TO BE DONE:
Copy out all lines in the data below containing the string "this".

SUPPLIED INFORMATION:
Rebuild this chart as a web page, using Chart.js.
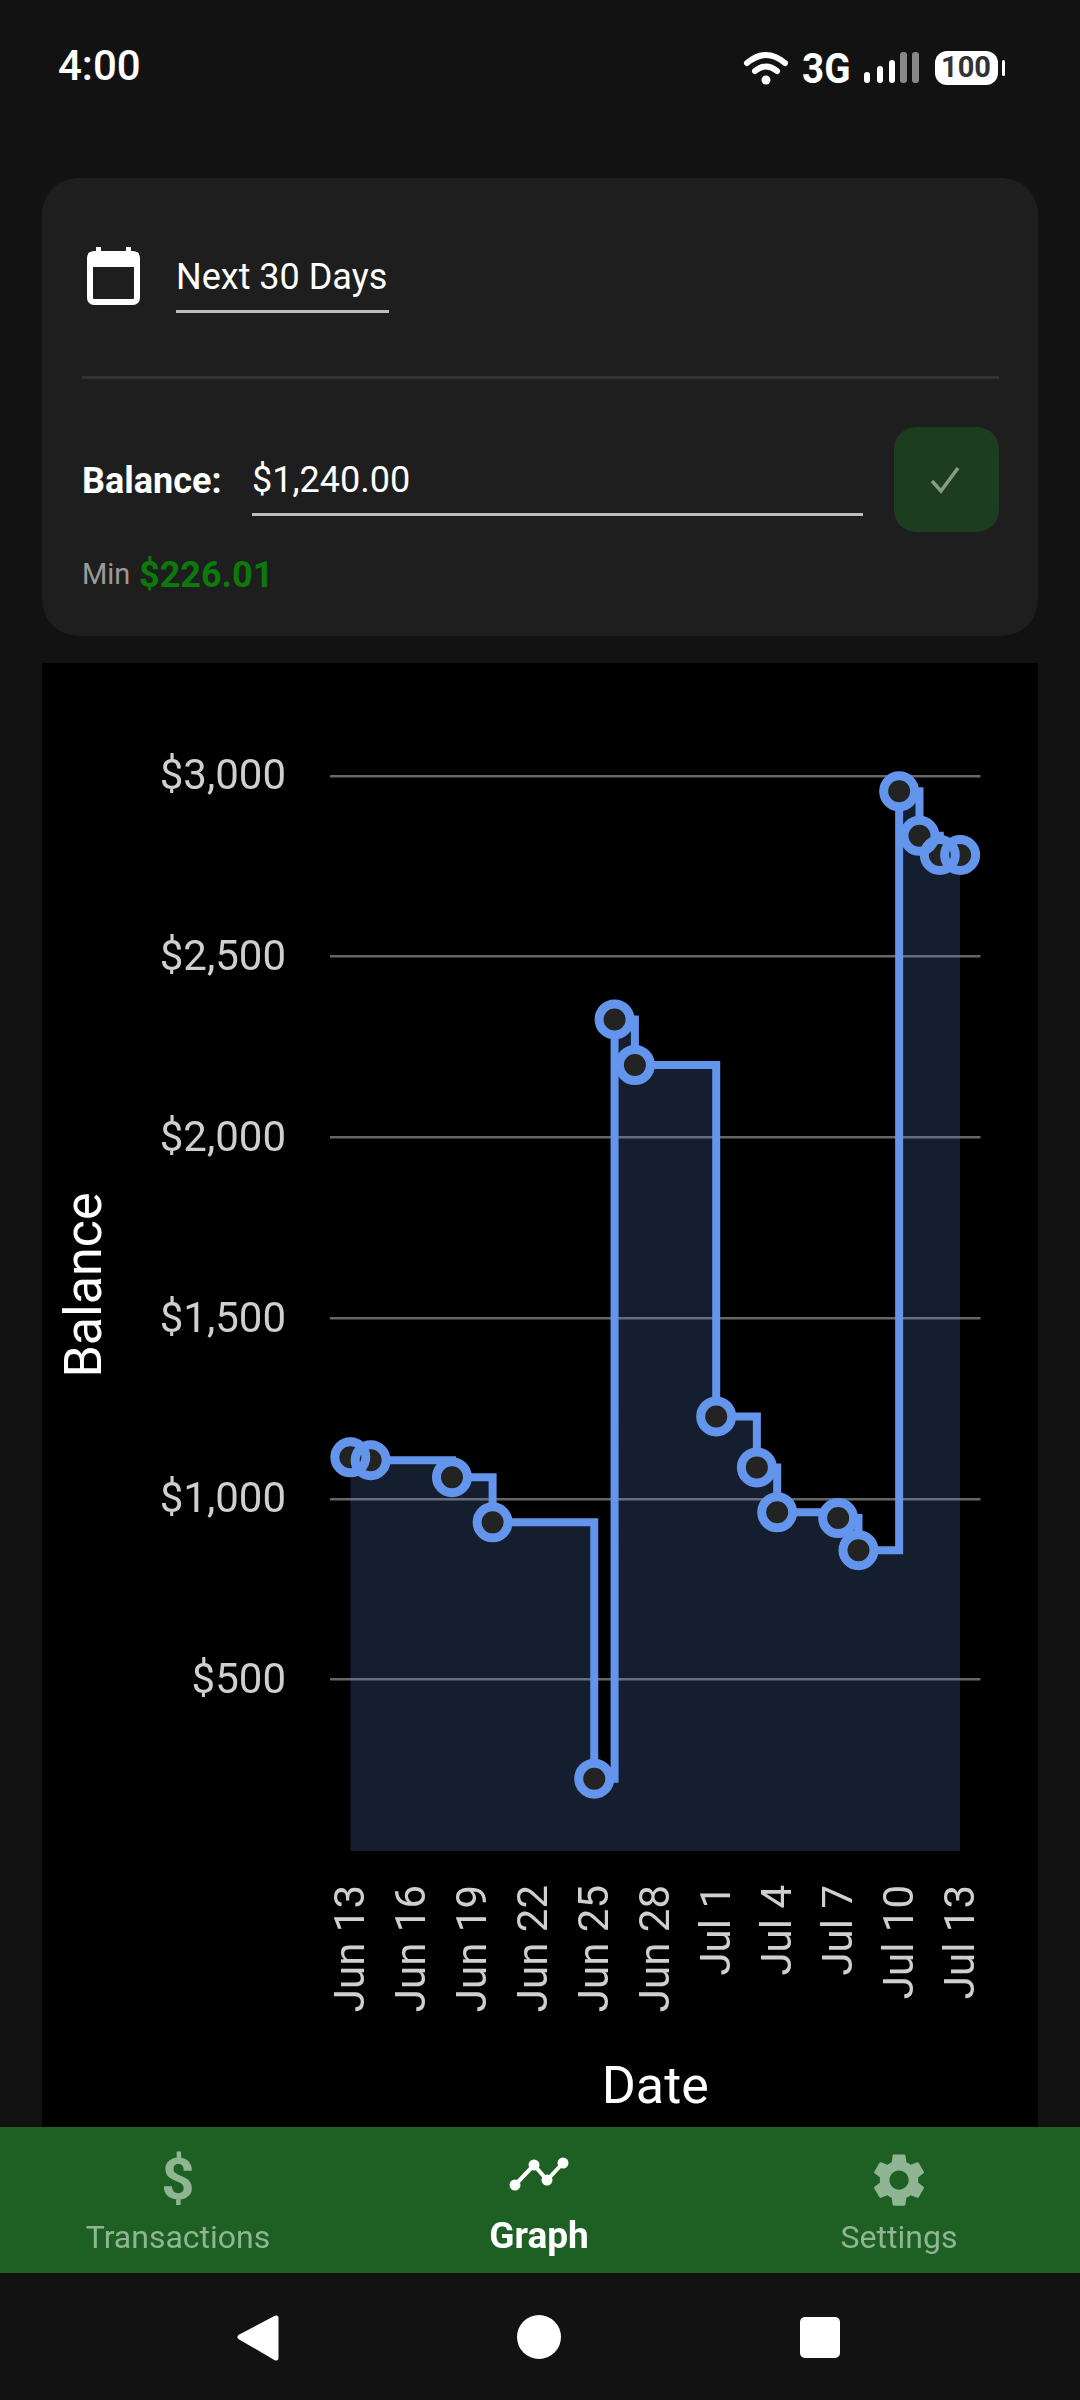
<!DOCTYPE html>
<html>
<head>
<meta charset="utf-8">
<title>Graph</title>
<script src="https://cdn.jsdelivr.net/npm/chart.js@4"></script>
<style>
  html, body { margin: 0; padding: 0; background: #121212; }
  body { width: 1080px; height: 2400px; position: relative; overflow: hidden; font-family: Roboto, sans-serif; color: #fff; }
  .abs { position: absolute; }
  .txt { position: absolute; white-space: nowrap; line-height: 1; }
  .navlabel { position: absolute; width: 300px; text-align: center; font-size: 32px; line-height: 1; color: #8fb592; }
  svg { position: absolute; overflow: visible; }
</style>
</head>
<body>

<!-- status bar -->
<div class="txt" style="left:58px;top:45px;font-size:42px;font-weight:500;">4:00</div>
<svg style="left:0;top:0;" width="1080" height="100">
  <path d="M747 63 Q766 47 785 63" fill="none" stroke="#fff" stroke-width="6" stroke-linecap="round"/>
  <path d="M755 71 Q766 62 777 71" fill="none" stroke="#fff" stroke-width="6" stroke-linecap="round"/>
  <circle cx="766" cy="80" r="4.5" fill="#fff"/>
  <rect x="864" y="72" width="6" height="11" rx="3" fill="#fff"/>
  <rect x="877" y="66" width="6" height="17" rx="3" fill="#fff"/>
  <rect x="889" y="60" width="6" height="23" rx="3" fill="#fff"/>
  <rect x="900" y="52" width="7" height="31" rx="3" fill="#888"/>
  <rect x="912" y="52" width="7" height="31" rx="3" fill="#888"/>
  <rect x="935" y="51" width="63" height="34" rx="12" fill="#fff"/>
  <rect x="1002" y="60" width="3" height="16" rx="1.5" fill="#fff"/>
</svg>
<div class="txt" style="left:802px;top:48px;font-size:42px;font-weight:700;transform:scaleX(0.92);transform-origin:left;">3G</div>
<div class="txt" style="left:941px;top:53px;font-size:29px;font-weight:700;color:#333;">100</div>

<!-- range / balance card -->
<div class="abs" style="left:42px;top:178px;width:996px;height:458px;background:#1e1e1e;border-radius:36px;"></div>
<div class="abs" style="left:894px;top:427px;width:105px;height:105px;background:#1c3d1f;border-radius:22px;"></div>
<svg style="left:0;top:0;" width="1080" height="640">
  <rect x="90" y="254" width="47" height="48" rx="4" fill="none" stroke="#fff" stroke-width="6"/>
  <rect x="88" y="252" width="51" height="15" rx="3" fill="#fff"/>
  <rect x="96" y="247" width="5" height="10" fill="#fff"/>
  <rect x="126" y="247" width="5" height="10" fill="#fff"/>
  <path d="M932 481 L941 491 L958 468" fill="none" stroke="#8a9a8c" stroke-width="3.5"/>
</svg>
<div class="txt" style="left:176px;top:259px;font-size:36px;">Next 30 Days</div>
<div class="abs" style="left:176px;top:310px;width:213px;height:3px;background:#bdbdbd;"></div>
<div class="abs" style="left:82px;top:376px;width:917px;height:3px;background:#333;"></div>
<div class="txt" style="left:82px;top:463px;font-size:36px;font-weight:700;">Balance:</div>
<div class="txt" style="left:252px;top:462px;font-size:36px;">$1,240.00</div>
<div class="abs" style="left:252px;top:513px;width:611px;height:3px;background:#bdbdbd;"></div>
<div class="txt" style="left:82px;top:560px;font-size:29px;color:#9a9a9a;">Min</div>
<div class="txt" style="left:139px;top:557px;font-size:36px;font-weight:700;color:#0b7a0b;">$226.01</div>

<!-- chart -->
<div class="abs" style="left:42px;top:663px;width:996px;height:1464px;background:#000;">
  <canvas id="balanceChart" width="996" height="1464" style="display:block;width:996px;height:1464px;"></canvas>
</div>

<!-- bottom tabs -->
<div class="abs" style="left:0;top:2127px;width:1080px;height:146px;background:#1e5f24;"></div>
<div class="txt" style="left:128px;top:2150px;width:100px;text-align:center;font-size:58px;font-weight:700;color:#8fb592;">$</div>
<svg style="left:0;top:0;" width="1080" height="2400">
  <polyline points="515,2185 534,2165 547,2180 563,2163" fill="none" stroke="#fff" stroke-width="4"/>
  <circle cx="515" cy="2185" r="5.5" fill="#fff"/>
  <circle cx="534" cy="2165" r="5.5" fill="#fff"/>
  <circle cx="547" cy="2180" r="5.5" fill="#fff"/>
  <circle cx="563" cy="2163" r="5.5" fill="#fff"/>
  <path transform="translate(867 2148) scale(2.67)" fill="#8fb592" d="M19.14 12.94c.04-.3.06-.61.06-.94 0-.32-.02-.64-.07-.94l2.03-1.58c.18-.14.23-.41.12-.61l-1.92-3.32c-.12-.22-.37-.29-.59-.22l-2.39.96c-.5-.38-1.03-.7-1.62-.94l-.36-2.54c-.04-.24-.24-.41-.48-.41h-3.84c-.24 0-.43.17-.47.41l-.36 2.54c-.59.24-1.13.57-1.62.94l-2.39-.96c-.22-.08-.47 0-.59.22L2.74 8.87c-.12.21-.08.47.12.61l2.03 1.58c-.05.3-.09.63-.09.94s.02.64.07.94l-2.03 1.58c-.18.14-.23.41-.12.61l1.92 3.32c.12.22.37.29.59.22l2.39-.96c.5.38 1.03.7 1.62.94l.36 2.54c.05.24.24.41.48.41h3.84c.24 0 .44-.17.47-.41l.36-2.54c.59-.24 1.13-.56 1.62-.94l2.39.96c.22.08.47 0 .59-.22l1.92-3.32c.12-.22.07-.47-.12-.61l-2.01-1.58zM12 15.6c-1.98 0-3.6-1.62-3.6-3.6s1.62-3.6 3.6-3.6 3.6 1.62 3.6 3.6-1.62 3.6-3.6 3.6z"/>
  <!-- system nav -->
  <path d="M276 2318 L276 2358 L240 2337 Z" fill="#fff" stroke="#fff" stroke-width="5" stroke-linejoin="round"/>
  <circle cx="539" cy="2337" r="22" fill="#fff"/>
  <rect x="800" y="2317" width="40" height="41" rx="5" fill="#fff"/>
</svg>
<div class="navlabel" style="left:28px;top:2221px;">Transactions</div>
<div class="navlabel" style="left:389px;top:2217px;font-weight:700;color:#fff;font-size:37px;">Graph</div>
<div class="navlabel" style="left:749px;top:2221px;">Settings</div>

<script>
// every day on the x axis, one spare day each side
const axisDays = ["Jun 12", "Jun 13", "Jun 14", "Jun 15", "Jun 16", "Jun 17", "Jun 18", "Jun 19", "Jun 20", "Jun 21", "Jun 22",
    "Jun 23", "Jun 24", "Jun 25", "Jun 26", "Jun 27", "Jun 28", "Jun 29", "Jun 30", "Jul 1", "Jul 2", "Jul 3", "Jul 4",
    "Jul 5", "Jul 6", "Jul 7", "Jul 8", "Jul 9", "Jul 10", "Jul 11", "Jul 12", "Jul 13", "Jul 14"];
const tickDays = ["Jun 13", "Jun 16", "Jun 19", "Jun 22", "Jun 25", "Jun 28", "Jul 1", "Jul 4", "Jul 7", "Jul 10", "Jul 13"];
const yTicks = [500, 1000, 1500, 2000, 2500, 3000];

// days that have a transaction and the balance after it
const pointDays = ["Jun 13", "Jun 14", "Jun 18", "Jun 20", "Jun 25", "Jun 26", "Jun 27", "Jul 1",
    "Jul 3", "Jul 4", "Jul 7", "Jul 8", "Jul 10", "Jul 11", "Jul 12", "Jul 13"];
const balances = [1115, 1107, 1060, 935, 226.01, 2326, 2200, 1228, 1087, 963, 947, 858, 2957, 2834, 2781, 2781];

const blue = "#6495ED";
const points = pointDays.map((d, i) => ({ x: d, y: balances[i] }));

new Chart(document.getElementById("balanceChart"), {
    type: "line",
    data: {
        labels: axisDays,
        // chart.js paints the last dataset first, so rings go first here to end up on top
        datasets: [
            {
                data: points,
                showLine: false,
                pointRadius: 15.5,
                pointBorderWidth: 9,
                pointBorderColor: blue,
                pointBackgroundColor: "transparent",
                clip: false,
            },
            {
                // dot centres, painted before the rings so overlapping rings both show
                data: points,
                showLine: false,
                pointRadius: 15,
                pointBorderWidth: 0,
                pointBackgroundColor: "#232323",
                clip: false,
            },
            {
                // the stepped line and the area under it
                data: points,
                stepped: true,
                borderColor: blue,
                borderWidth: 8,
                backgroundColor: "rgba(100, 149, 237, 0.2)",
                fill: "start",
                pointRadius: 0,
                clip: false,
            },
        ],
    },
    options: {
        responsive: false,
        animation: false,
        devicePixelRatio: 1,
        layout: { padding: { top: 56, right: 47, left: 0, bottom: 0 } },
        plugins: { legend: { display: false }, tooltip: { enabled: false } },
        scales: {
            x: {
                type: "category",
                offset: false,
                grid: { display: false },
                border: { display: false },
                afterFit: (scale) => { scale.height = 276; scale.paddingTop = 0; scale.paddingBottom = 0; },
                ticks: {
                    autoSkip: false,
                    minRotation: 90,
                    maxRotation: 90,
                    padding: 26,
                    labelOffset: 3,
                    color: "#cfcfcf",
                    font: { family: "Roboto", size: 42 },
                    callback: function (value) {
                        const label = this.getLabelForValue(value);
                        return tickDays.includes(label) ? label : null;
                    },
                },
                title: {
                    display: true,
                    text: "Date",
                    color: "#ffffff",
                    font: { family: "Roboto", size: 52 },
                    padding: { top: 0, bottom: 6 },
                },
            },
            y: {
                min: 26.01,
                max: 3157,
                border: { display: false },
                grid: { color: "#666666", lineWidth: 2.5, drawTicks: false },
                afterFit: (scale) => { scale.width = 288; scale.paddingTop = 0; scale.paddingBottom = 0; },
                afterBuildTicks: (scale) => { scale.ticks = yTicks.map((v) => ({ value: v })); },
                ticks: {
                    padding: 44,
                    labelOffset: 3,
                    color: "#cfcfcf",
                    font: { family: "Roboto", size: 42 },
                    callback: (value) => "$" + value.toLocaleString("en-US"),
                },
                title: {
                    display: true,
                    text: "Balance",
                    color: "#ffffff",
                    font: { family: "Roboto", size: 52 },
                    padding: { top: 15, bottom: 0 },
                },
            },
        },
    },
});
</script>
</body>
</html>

THE COMPLETED TASK:
Rebuild this chart as a web page, using Chart.js.
                        const label = this.getLabelForValue(value);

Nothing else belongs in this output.